The task
Locate the word "this" in the material, then show every line that holds it.

Provided material
---*---
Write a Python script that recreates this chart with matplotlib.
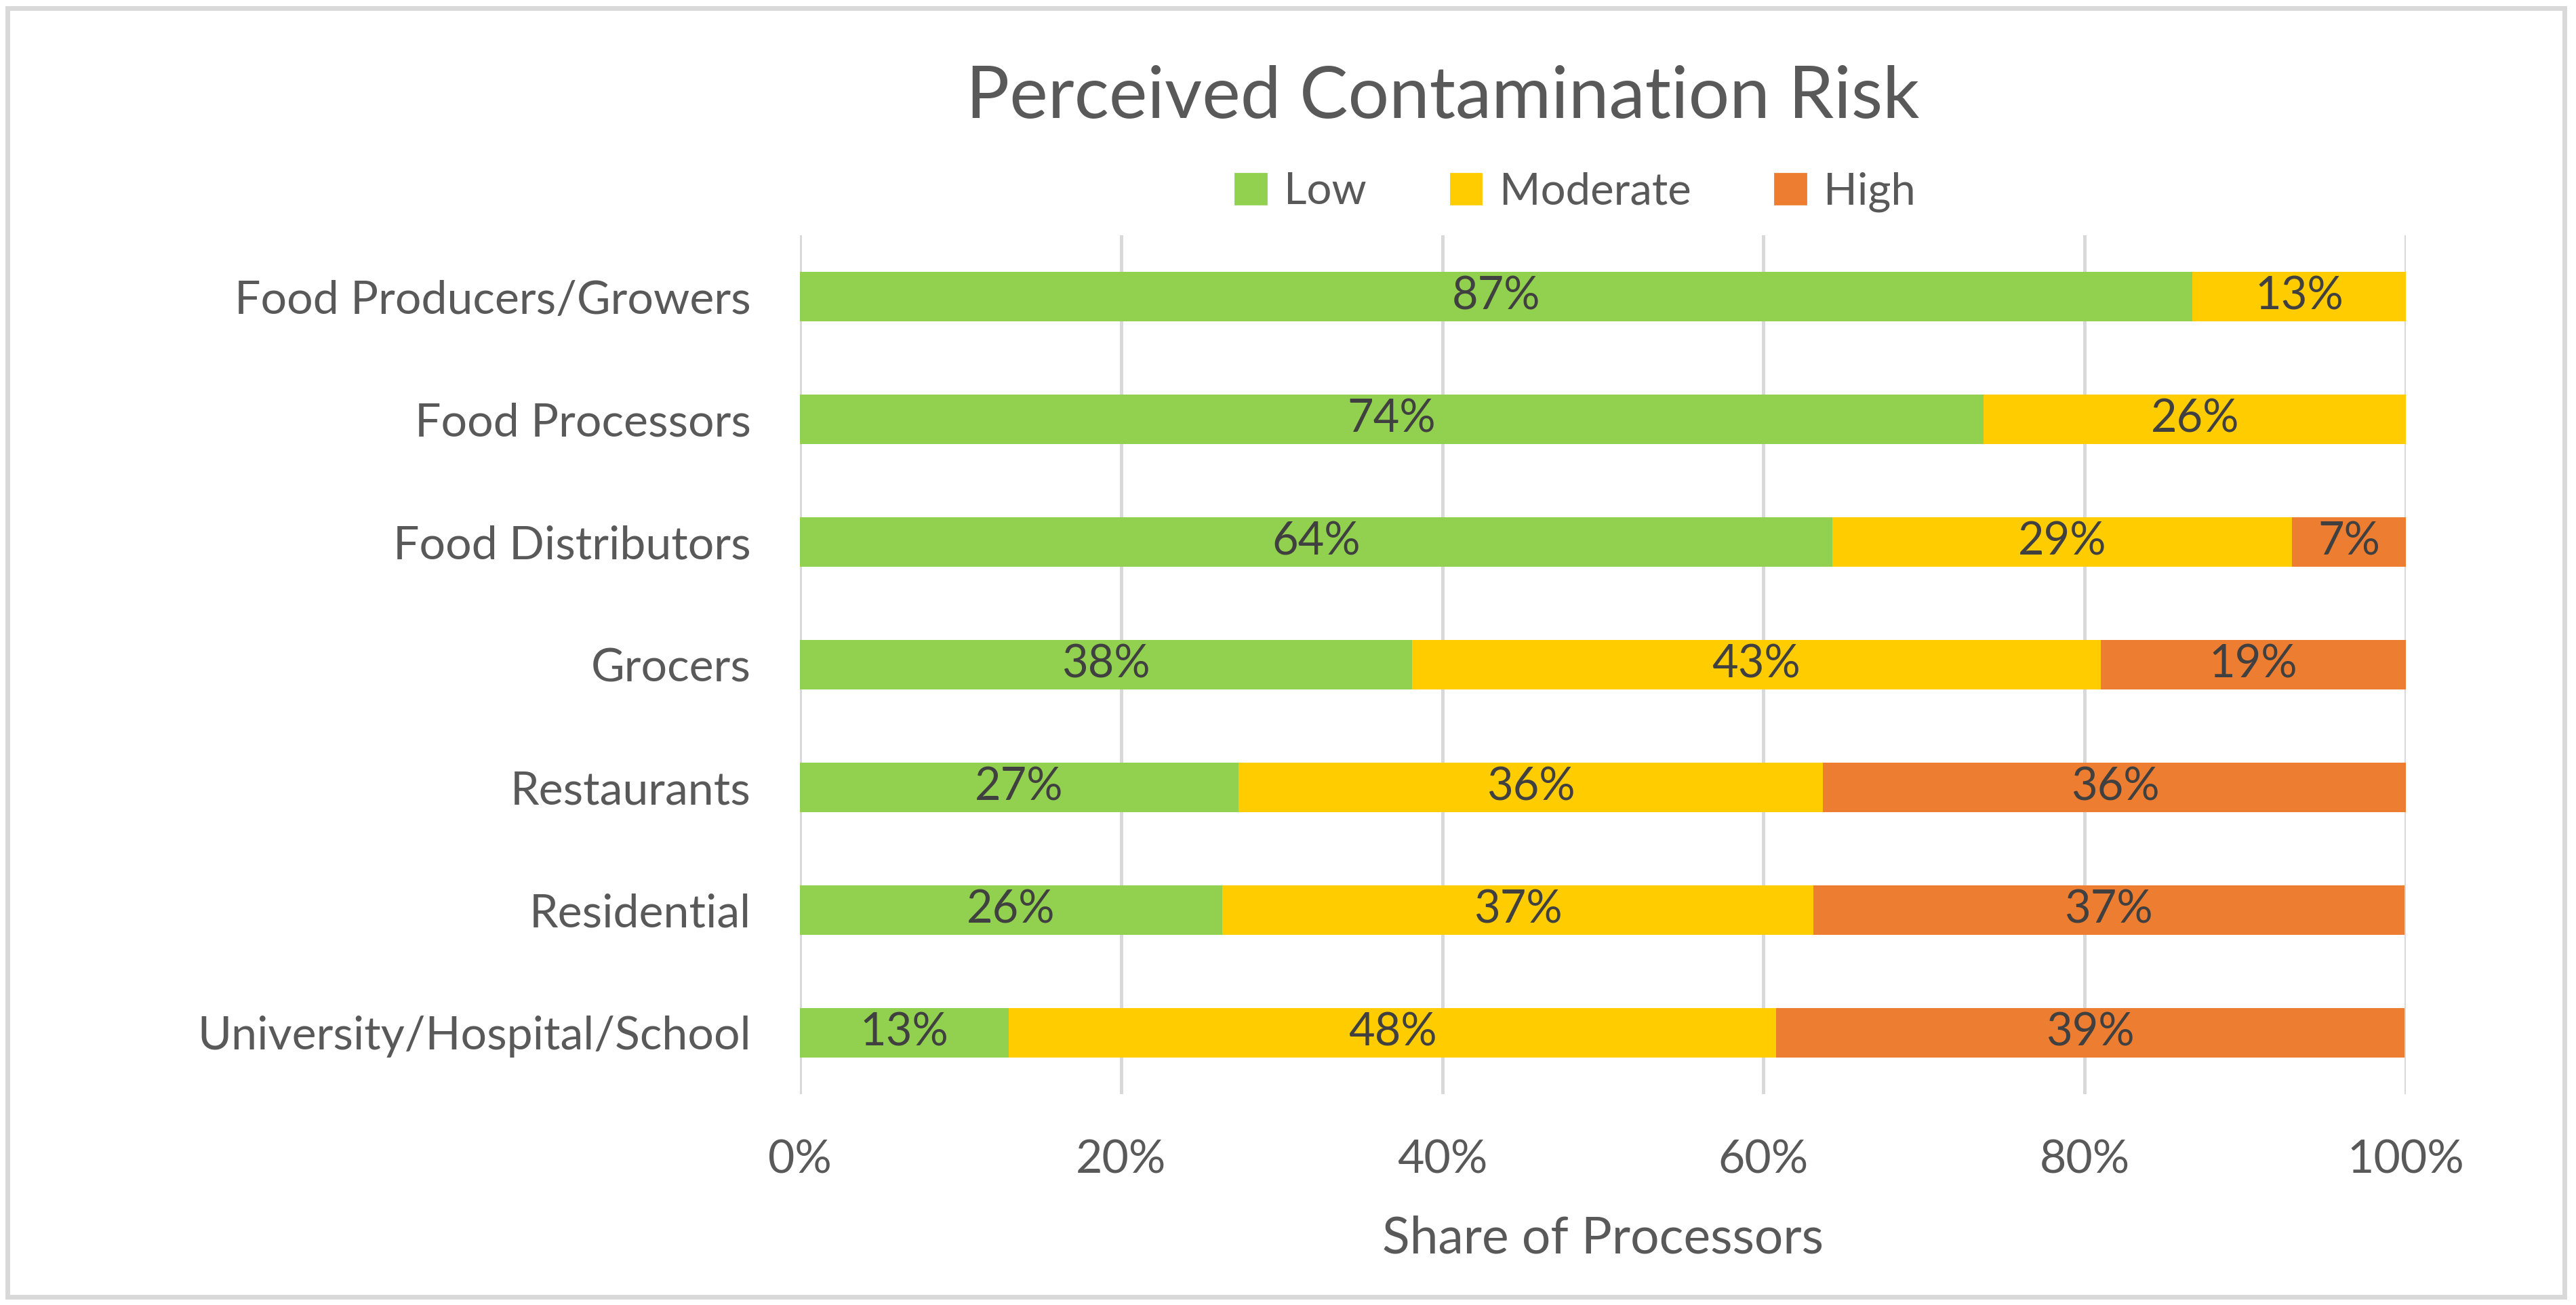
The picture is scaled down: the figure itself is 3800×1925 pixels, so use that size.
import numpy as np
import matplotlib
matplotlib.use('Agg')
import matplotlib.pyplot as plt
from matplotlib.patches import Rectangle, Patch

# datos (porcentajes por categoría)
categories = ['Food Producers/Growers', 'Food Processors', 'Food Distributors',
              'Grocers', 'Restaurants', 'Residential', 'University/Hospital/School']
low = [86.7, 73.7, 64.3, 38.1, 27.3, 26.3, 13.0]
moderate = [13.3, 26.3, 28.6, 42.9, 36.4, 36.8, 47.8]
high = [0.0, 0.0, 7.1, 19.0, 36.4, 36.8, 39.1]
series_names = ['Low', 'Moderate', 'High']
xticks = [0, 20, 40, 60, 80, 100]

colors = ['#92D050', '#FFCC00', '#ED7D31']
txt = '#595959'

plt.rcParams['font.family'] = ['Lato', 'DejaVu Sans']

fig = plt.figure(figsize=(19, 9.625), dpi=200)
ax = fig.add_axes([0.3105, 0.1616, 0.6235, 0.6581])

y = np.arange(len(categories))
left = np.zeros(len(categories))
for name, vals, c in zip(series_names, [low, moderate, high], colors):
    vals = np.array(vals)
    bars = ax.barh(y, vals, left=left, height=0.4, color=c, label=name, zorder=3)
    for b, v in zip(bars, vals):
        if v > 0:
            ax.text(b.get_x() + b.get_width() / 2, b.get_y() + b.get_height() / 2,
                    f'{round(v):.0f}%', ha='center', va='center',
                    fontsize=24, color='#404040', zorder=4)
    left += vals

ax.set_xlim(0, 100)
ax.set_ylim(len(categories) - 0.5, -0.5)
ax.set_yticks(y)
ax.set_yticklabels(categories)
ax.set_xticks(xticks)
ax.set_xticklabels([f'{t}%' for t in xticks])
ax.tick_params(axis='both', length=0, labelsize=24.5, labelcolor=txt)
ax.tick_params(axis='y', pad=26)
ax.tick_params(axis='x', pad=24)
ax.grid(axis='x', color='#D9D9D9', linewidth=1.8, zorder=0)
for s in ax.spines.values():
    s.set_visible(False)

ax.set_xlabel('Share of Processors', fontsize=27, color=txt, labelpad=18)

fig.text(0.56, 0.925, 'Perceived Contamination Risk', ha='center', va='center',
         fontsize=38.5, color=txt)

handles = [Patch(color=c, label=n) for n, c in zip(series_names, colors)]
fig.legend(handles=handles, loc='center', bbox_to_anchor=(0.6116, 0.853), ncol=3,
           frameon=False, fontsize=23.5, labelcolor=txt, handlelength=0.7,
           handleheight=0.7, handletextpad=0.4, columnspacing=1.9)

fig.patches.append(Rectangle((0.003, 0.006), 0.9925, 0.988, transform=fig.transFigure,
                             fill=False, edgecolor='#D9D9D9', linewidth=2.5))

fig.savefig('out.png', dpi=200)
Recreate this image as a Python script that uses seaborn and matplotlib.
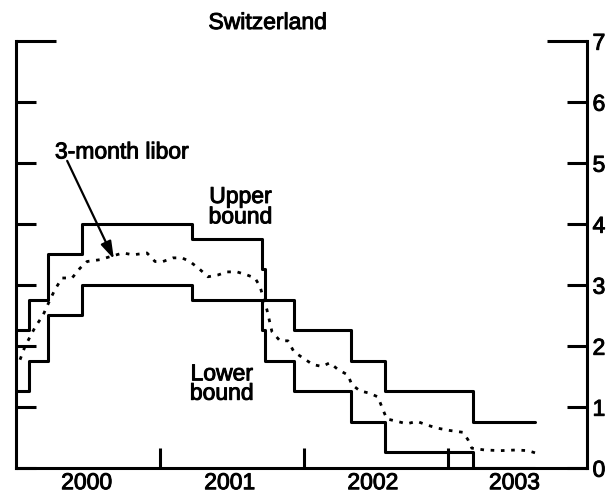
---*---
Output of the exercise
Write a Python script that recreates this chart with matplotlib.
Recreate this image as a Python script that uses seaborn and matplotlib.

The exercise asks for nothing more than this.